Di Forum Lanting yang diadakan di Beijing pada Februari 2021, Menlu Tiongkok, Wang Yi pernah merekomendasikan 4 usulan untuk membawa hubungan antara dua negara kembali ke arah yang tepat, yakni saling menghormati, tidak mengintervensi urusan internal satu sama lain, memperkuat dialog, mengendalikan kontradiksi dan perselisihan dengan baik, bersama-sama menuju ke satu arah, mengoperasikan kembali kerja sama yang saling menguntungkan antara dua negara, menyingkirkan semua rintangan, memulihkan temu pergaulan di semua bidang antara Tiongkok dan AS. Namun sejauh ini pihak AS selalu menunjukkan sikap yang keras terhadap Tiongkok.

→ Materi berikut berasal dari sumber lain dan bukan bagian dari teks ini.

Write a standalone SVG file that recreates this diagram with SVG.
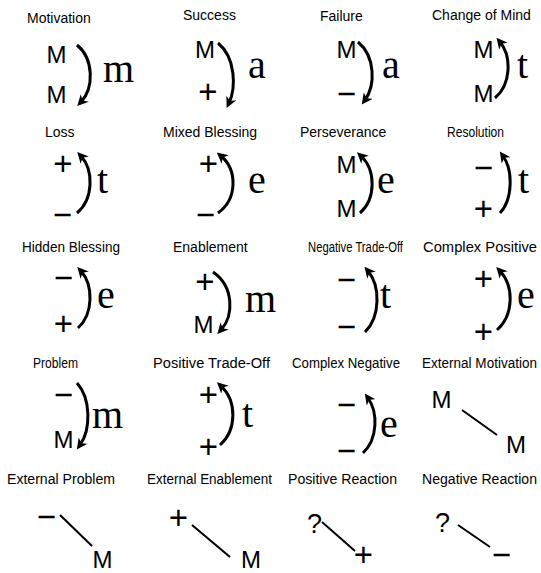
<svg xmlns="http://www.w3.org/2000/svg" width="541" height="573" viewBox="0 0 541 573">
<style>
.t{font-family:"Liberation Sans",Arial,sans-serif;font-size:14px;fill:#000}
.s{font-family:"Liberation Sans",Arial,sans-serif;font-size:24px;fill:#000;text-anchor:middle}
.p{font-family:"Liberation Sans",Arial,sans-serif;font-size:33px;fill:#000;text-anchor:middle}
.q{font-family:"Liberation Sans",Arial,sans-serif;font-size:27px;fill:#000;text-anchor:middle}
.l{font-family:"Liberation Serif","Times New Roman",serif;font-size:40px;fill:#000}
.a{fill:none;stroke:#000;stroke-width:3;marker-end:url(#ah)}
.ln{fill:none;stroke:#000;stroke-width:2}
</style>
<defs>
<marker id="ah" viewBox="0 0 10 10" refX="5" refY="5" markerWidth="11" markerHeight="11" markerUnits="userSpaceOnUse" orient="auto">
<path d="M0,0 L10,5 L0,10 L3,5 z" fill="#000"/>
</marker>
</defs>
<rect width="541" height="573" fill="#fff"/>

<g id="motivation"><text class="t" x="27" y="23">Motivation</text><text class="s" x="56.5" y="63">M</text><text class="s" x="56.5" y="103">M</text><text class="l" x="103" y="82">m</text></g>
<g id="success"><text class="t" x="183" y="20">Success</text><text class="s" x="205" y="58">M</text><text class="p" x="208" y="103">+</text><text class="l" x="248" y="78">a</text></g>
<g id="failure"><text class="t" x="320" y="21">Failure</text><text class="s" x="346.5" y="58">M</text><text class="p" x="346.5" y="105">−</text><text class="l" x="382" y="78">a</text></g>
<g id="change-of-mind"><text class="t" x="432" y="20">Change of Mind</text><text class="s" x="483.5" y="58">M</text><text class="s" x="483.5" y="102">M</text><text class="l" x="517" y="78">t</text></g>

<g id="loss"><text class="t" x="45" y="137">Loss</text><text class="p" x="63" y="175">+</text><text class="p" x="62.5" y="226">−</text><text class="l" x="97" y="193">t</text></g>
<g id="mixed-blessing"><text class="t" x="163" y="137">Mixed Blessing</text><text class="p" x="208.5" y="175">+</text><text class="p" x="205.5" y="226">−</text><text class="l" x="248" y="193">e</text></g>
<g id="perseverance"><text class="t" x="300" y="137">Perseverance</text><text class="s" x="346.5" y="173">M</text><text class="s" x="346.5" y="217">M</text><text class="l" x="377" y="193">e</text></g>
<g id="resolution"><text class="t" x="447" y="137" textLength="57" lengthAdjust="spacingAndGlyphs">Resolution</text><text class="p" x="483.5" y="179">−</text><text class="p" x="483.5" y="220">+</text><text class="l" x="518" y="193">t</text></g>

<g id="hidden-blessing"><text class="t" x="22" y="252" textLength="98" lengthAdjust="spacingAndGlyphs">Hidden Blessing</text><text class="p" x="63.5" y="289">−</text><text class="p" x="63.5" y="335">+</text><text class="l" x="97" y="308">e</text></g>
<g id="enablement"><text class="t" x="173" y="252">Enablement</text><text class="p" x="205" y="293">+</text><text class="s" x="203.5" y="333">M</text><text class="l" x="245" y="312">m</text></g>
<g id="negative-trade-off"><text class="t" x="308" y="252" textLength="95" lengthAdjust="spacingAndGlyphs">Negative Trade-Off</text><text class="p" x="346.5" y="291">−</text><text class="p" x="346.5" y="338">−</text><text class="l" x="380" y="308">t</text></g>
<g id="complex-positive"><text class="t" x="423" y="252" textLength="114" lengthAdjust="spacingAndGlyphs">Complex Positive</text><text class="p" x="483.5" y="290">+</text><text class="p" x="483.5" y="343">+</text><text class="l" x="517" y="308">e</text></g>

<g id="problem"><text class="t" x="33" y="368" textLength="45" lengthAdjust="spacingAndGlyphs">Problem</text><text class="p" x="63.5" y="406">−</text><text class="s" x="63.5" y="448">M</text><text class="l" x="92" y="428">m</text></g>
<g id="positive-trade-off"><text class="t" x="153" y="368" textLength="117" lengthAdjust="spacingAndGlyphs">Positive Trade-Off</text><text class="p" x="208.5" y="406">+</text><text class="p" x="208.5" y="458">+</text><text class="l" x="242" y="427">t</text></g>
<g id="complex-negative"><text class="t" x="292" y="368" textLength="108" lengthAdjust="spacingAndGlyphs">Complex Negative</text><text class="p" x="346.5" y="416">−</text><text class="p" x="346.5" y="462">−</text><text class="l" x="380" y="437">e</text></g>
<g id="external-motivation"><text class="t" x="422" y="368" textLength="115" lengthAdjust="spacingAndGlyphs">External Motivation</text><text class="s" x="441.5" y="408">M</text><text class="s" x="516" y="453">M</text></g>

<g id="external-problem"><text class="t" x="7" y="484" textLength="108" lengthAdjust="spacingAndGlyphs">External Problem</text><text class="p" x="46.5" y="528">−</text><text class="s" x="102.5" y="568">M</text></g>
<g id="external-enablement"><text class="t" x="147" y="484" textLength="125" lengthAdjust="spacingAndGlyphs">External Enablement</text><text class="p" x="178.5" y="529">+</text><text class="s" x="251" y="568">M</text></g>
<g id="positive-reaction"><text class="t" x="288" y="484" textLength="109" lengthAdjust="spacingAndGlyphs">Positive Reaction</text><text class="q" x="314.5" y="533">?</text><text class="p" x="363.5" y="566">+</text></g>
<g id="negative-reaction"><text class="t" x="422" y="484" textLength="115" lengthAdjust="spacingAndGlyphs">Negative Reaction</text><text class="q" x="442.5" y="532">?</text><text class="p" x="501.5" y="566">−</text></g>

<g id="connectors">
<path class="a" d="M77,45 C94,59 94,88 81,102"/>
<path class="a" d="M218,43 C236,58 236,88 229,103"/>
<path class="a" d="M358,42 C375.5,56.5 375.5,85.5 365,100"/>
<path class="a" d="M495,98 C511.5,84 511.5,56 500,42"/>
<path class="a" d="M77,213 C93.7,199 93.7,170 81,156"/>
<path class="a" d="M218,213 C237.5,199 237.5,170 221,156"/>
<path class="a" d="M360,213 C376,199 376,170 361,156"/>
<path class="a" d="M500,213 C513,199 513,170 503,156"/>
<path class="a" d="M78,328 C93.5,314 93.5,285 81,271"/>
<path class="a" d="M213,272 C234,286.5 234,315.5 221,330"/>
<path class="a" d="M365,332 C380.5,317 380.5,286 368,271"/>
<path class="a" d="M497,330 C514,315 514,286 500,271"/>
<path class="a" d="M77,383 C91,398.5 91,429.5 80,445"/>
<path class="a" d="M220,445 C237,430 237,401 221,386"/>
<path class="a" d="M363,453 C378,439 378,412 368,398"/>
<line class="ln" x1="462" y1="410" x2="497" y2="435"/>
<line class="ln" x1="60" y1="515" x2="92" y2="546"/>
<line class="ln" x1="192" y1="525" x2="230" y2="557"/>
<line class="ln" x1="322" y1="522" x2="355" y2="551"/>
<line class="ln" x1="458" y1="525" x2="490" y2="547"/>
</g>
</svg>
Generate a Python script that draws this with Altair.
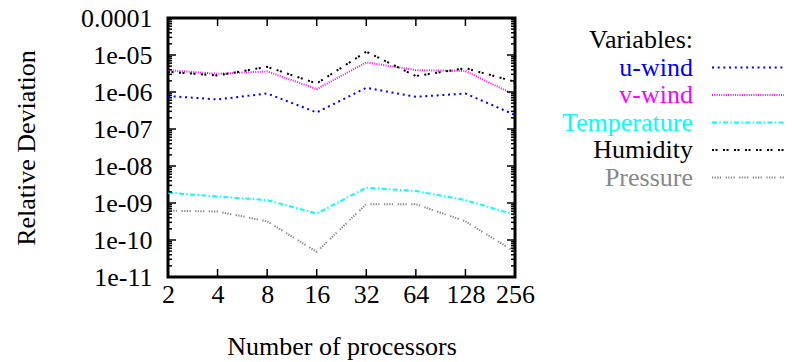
import altair as alt
import pandas as pd

# ---- data ----
procs = [2, 4, 8, 16, 32, 64, 128, 256]
u_wind = [7.8e-7, 6.3e-7, 9.1e-7, 2.8e-7, 1.3e-6, 7.4e-7, 9.1e-7, 2.4e-7]
v_wind = [3.9e-6, 3.1e-6, 3.6e-6, 1.2e-6, 6.3e-6, 3.9e-6, 3.7e-6, 8.3e-7]
temperature = [1.9e-9, 1.5e-9, 1.2e-9, 5.2e-10, 2.6e-9, 2.1e-9, 1.2e-9, 4.8e-10]
humidity = [3.5e-6, 2.8e-6, 4.8e-6, 1.7e-6, 1.23e-5, 2.7e-6, 4.4e-6, 1.9e-6]
pressure = [6.2e-10, 5.9e-10, 3.2e-10, 4.8e-11, 9.3e-10, 9.3e-10, 3.2e-10, 4.8e-11]

series_names = ["u-wind", "v-wind", "Temperature", "Humidity", "Pressure"]
series_values = [u_wind, v_wind, temperature, humidity, pressure]
series_colors = ["#0000ff", "#ff00ff", "#00ffff", "#000000", "#888888"]
series_dash = [[2, 3.7], [1, 1.3], [5, 2.3, 1.5, 2.3], [2, 1.5, 2, 5.5],
               [1.3, 1.3, 1.3, 1.3, 1.3, 1.3, 1.3, 4.5]]

y_ticks = [1e-11, 1e-10, 1e-9, 1e-8, 1e-7, 1e-6, 1e-5, 1e-4]
y_tick_labels = ["1e-11", "1e-10", "1e-09", "1e-08", "1e-07", "1e-06", "1e-05", "0.0001"]
x_ticks = procs
legend_title = "Variables:"

# ---- layout ----
W, H = 347, 259
FONT = "'Liberation Serif', 'DejaVu Serif', serif"
FS = 26

xscale = alt.Scale(type="log", base=2, domain=[2, 256], nice=False)
yscale = alt.Scale(type="log", domain=[1e-11, 1e-4], nice=False)

label_arr = "[" + ",".join("'%s'" % s for s in y_tick_labels) + "]"
ylabel_expr = label_arr + "[round(log(datum.value)/LN10) + 11]"

xaxis = alt.Axis(values=x_ticks, format="d", title="Number of processors",
                 grid=False, ticks=False, domain=False,
                 labelFont=FONT, labelFontSize=FS, labelColor="black",
                 labelPadding=4, labelFlush=False,
                 titleFont=FONT, titleFontSize=FS, titleFontWeight="normal",
                 titleColor="black", titlePadding=26)
yaxis = alt.Axis(values=y_ticks, labelExpr=ylabel_expr, title="Relative Deviation",
                 grid=False, ticks=False, domain=False,
                 labelFont=FONT, labelFontSize=FS, labelColor="black",
                 labelPadding=16, labelFlush=False,
                 titleFont=FONT, titleFontSize=FS, titleFontWeight="normal",
                 titleColor="black", titlePadding=41)

layers = []
for i, (name, vals) in enumerate(zip(series_names, series_values)):
    df = pd.DataFrame({"procs": procs, "dev": vals})
    layers.append(
        alt.Chart(df).mark_line(color=series_colors[i], strokeDash=series_dash[i],
                                strokeWidth=2, clip=True).encode(
            x=alt.X("procs:Q", scale=xscale, axis=xaxis),
            y=alt.Y("dev:Q", scale=yscale, axis=yaxis),
        )
    )

# ---- inward ticks (major + minor on y, major on x) ----
minor_y = [m * d for d in y_ticks[:-1] for m in range(2, 10)]
ymaj = pd.DataFrame({"v": y_ticks})
ymin = pd.DataFrame({"v": minor_y})
xmaj = pd.DataFrame({"v": x_ticks})

def yrule(df, x0, x1):
    return alt.Chart(df).mark_rule(color="black", strokeWidth=1.5).encode(
        y=alt.Y("v:Q", scale=yscale, axis=yaxis), x=alt.value(x0), x2=alt.value(x1))

def xrule(df, y0, y1):
    return alt.Chart(df).mark_rule(color="black", strokeWidth=1.5).encode(
        x=alt.X("v:Q", scale=xscale, axis=xaxis), y=alt.value(y0), y2=alt.value(y1))

layers += [
    yrule(ymaj, 0, 8), yrule(ymaj, W - 8, W),
    yrule(ymin, 0, 4), yrule(ymin, W - 4, W),
    xrule(xmaj, H, H - 8), xrule(xmaj, 0, 8),
]

# ---- legend drawn at the right ----
one = pd.DataFrame({"a": [0]})
LX_TEXT, LX0, LX1 = 525, 544, 622
LY0, LDY = 22, 27.5
layers.append(alt.Chart(one).mark_text(text=legend_title, align="right", baseline="middle",
                                       font=FONT, fontSize=FS, color="black").encode(
    x=alt.value(LX_TEXT), y=alt.value(LY0)))
for i, name in enumerate(series_names):
    yy = LY0 + LDY * (i + 1)
    layers.append(alt.Chart(one).mark_text(text=name, align="right", baseline="middle",
                                           font=FONT, fontSize=FS, color=series_colors[i]).encode(
        x=alt.value(LX_TEXT), y=alt.value(yy)))
    layers.append(alt.Chart(one).mark_rule(color=series_colors[i], strokeDash=series_dash[i],
                                           strokeWidth=2).encode(
        x=alt.value(LX0), x2=alt.value(LX1), y=alt.value(yy)))

chart = alt.layer(*layers).properties(
    width=W, height=H,
    background="white",
    autosize=alt.AutoSizeParams(type="none"),
    padding={"left": 160, "top": 10, "right": 776 - 160 - W, "bottom": 354 - 10 - H},
).configure_view(stroke="black", strokeWidth=3)

chart.save("out.html", embed_options={"renderer": "svg", "actions": False})
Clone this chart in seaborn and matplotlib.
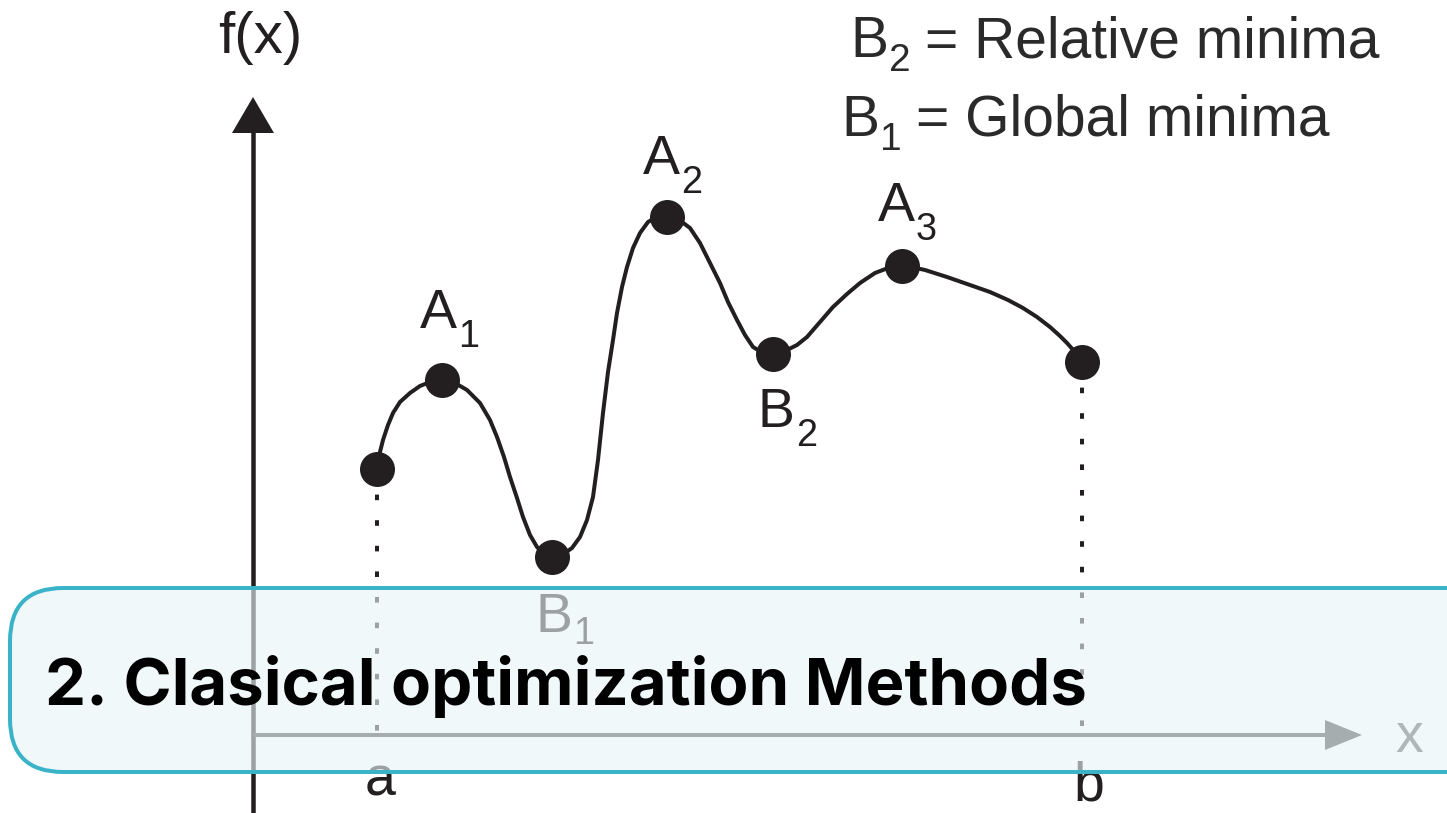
import matplotlib
matplotlib.use("Agg")
import matplotlib.pyplot as plt
from matplotlib.patches import FancyBboxPatch, Polygon
import seaborn as sns
import pandas as pd

# Traced shape of f(x) on [a, b]
curve_x = [377, 380, 383, 388, 393, 400, 410, 420, 430, 442, 455, 467, 480, 490,
           497, 504, 510, 517, 523, 530, 537, 545, 552, 562, 572, 580, 587, 593,
           598, 603, 608, 613, 617, 622, 627, 633, 640, 648, 657, 667, 678, 690,
           700, 710, 720, 728, 737, 745, 753, 763, 773, 785, 797, 807, 820, 833,
           847, 860, 875, 888, 902, 925, 947, 970, 990, 1008, 1023, 1037, 1050,
           1060, 1067, 1075, 1082]
curve_f = [343, 361, 373, 388, 400, 411, 420, 427, 431, 433, 430, 423, 410, 393,
           376, 356, 336, 315, 296, 278, 266, 258, 256, 258, 265, 276, 293, 316,
           353, 400, 441, 473, 500, 526, 546, 565, 580, 591, 596, 597, 594, 585,
           570, 550, 530, 511, 493, 478, 466, 460, 459, 462, 468, 476, 491, 506,
           519, 530, 540, 545, 548, 543, 536, 528, 521, 513, 505, 496, 486,
           477, 470, 461, 451]

# Marked points: interval ends, maxima and minima
point_names = ["a", "A1", "B1", "A2", "B2", "A3", "b"]
point_x = [377, 442, 552, 667, 773, 902, 1082]
point_f = [344, 433, 256, 596, 459, 547, 451]

# Point labels: letter, subscript, left x, baseline, subscript drop
label_main = ["A", "A", "A", "B", "B"]
label_sub = ["1", "2", "3", "1", "2"]
label_x = [420, 643, 878, 535, 758]
label_f = [485, 639, 592, 181, 386]
label_drop = [19, 19, 19, 12, 19]

legend_main = ["B", "B"]
legend_sub = ["2", "1"]
legend_rest = ["= Relative minima", "= Global minima"]
legend_x = [850, 841]
legend_f = [756, 677]

title = "2. Clasical optimization Methods"

W, H = 1447, 813
INK = "#231f20"

sns.set_theme(style="white")
plt.rcParams["font.family"] = ["Liberation Sans", "DejaVu Sans"]

fig = plt.figure(figsize=(W / 100, H / 100), dpi=100)
ax = fig.add_axes([0, 0, 1, 1])
px = 72 / 100  # points per pixel

# vertical f(x) axis with arrow
ax.plot([253, 253], [0, 682], color=INK, lw=4.5 * px, solid_capstyle="butt", zorder=2)
ax.add_patch(Polygon([[232, 680], [274, 680], [253, 716]], closed=True,
                     color=INK, lw=0, zorder=2))
# horizontal x axis with arrow
ax.plot([253, 1330], [78, 78], color="#3c3c3c", lw=4 * px, solid_capstyle="butt", zorder=2)
ax.add_patch(Polygon([[1325, 93], [1325, 63], [1362, 78]], closed=True,
                     color="#3c3c3c", lw=0, zorder=2))

# dotted drops from the interval ends to the x axis
for xi, fi in [(point_x[0], point_f[0]), (point_x[-1], point_f[-1])]:
    ax.plot([xi, xi], [fi, 78], color=INK, lw=4 * px, linestyle=(0, (1.4, 5.0)),
            dash_capstyle="butt", zorder=2)

df_curve = pd.DataFrame({"x": curve_x, "f": curve_f})
sns.lineplot(data=df_curve, x="x", y="f", sort=False, estimator=None,
             color=INK, lw=4 * px, ax=ax, zorder=3,
             solid_joinstyle="round", solid_capstyle="round")
df_pts = pd.DataFrame({"name": point_names, "x": point_x, "f": point_f})
sns.scatterplot(data=df_pts, x="x", y="f", color=INK, s=(35 * px) ** 2,
                linewidth=0, ax=ax, zorder=4, legend=False)
ax.set_xlim(0, W)
ax.set_ylim(0, H)
ax.axis("off")


def subscripted(x, f, main, sub, rest="", size=40, drop=20, gap=16, color=INK):
    """Letter with a lowered subscript, optionally followed by more text."""
    inv = ax.transData.inverted()
    t = ax.text(x, f, main, fontsize=size, color=color, ha="left",
                va="baseline", zorder=5)
    fig.canvas.draw()
    xr = inv.transform((t.get_window_extent().x1, 0))[0]
    s = ax.text(xr + 1, f - drop, sub, fontsize=size * 0.68, color=color,
                ha="left", va="baseline", zorder=5)
    if rest:
        fig.canvas.draw()
        xr2 = inv.transform((s.get_window_extent().x1, 0))[0]
        ax.text(xr2 + gap, f, rest, fontsize=size, color=color,
                ha="left", va="baseline", zorder=5)


FS = 40
for m, sb, xx, ff, dr in zip(label_main, label_sub, label_x, label_f, label_drop):
    subscripted(xx, ff, m, sb, size=FS, drop=dr)
for m, sb, r, xx, ff in zip(legend_main, legend_sub, legend_rest, legend_x, legend_f):
    subscripted(xx, ff, m, sb, r, size=41, drop=14, gap=14, color="#2a2a2a")
ax.text(218, 760, "f(x)", fontsize=42, color=INK, ha="left", va="baseline", zorder=5)
ax.text(365, 18, "a", fontsize=FS, color=INK, ha="left", va="baseline", zorder=5)
ax.text(1073, 13, "b", fontsize=FS, color=INK, ha="left", va="baseline", zorder=5)
ax.text(1395, 61, "x", fontsize=FS, color="#555555", ha="left", va="baseline", zorder=5)

# translucent caption panel
panel = FancyBboxPatch((10, 41), 1600, 184,
                       boxstyle="round,pad=0,rounding_size=53",
                       facecolor=(231 / 255, 244 / 255, 247 / 255, 0.62),
                       edgecolor="#3ab3c9", lw=4 * px, zorder=10)
ax.add_patch(panel)
ax.text(45, 108, title, fontsize=47, fontweight="bold", color="black",
        family=["Inter", "DejaVu Sans"], ha="left", va="baseline", zorder=11)

fig.savefig("out.png", dpi=100)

Sejak Joe Biden dilantik, bisa dilihat bahwa AS belum pernah melakukan tindakan satu pun untuk menurunkan level ketegangan tentang perdagangan atau teknologi, bahkan justru meningkatkan tekanan yang lebih kuat di segi hak asasi manusia terkait masalah Hong Kong dan Xinjiang. Ini merupakan rintangan-rintangan besar terhadap perbaikan kembali hubungan antara dua negara.
Meskipun pertemuan bilateral tengah berlangsung, tetapi semua pernyataan yang mengecam kebijakan lawannya pada acara pembukaan pertemuan tersebut merupakan manifestasi yang terbuka tentang ketegangan hubungan yang mendalam antara dua pihak. Dialog AS-Tiongkok yang diawali secara tidak lancar kali ini hanyalah titik awal bagi perundingan-perundingan antara dua pihak di masa depan, jadi tidak terdapat solusi yang hakiki bagi ketegangan saat ini.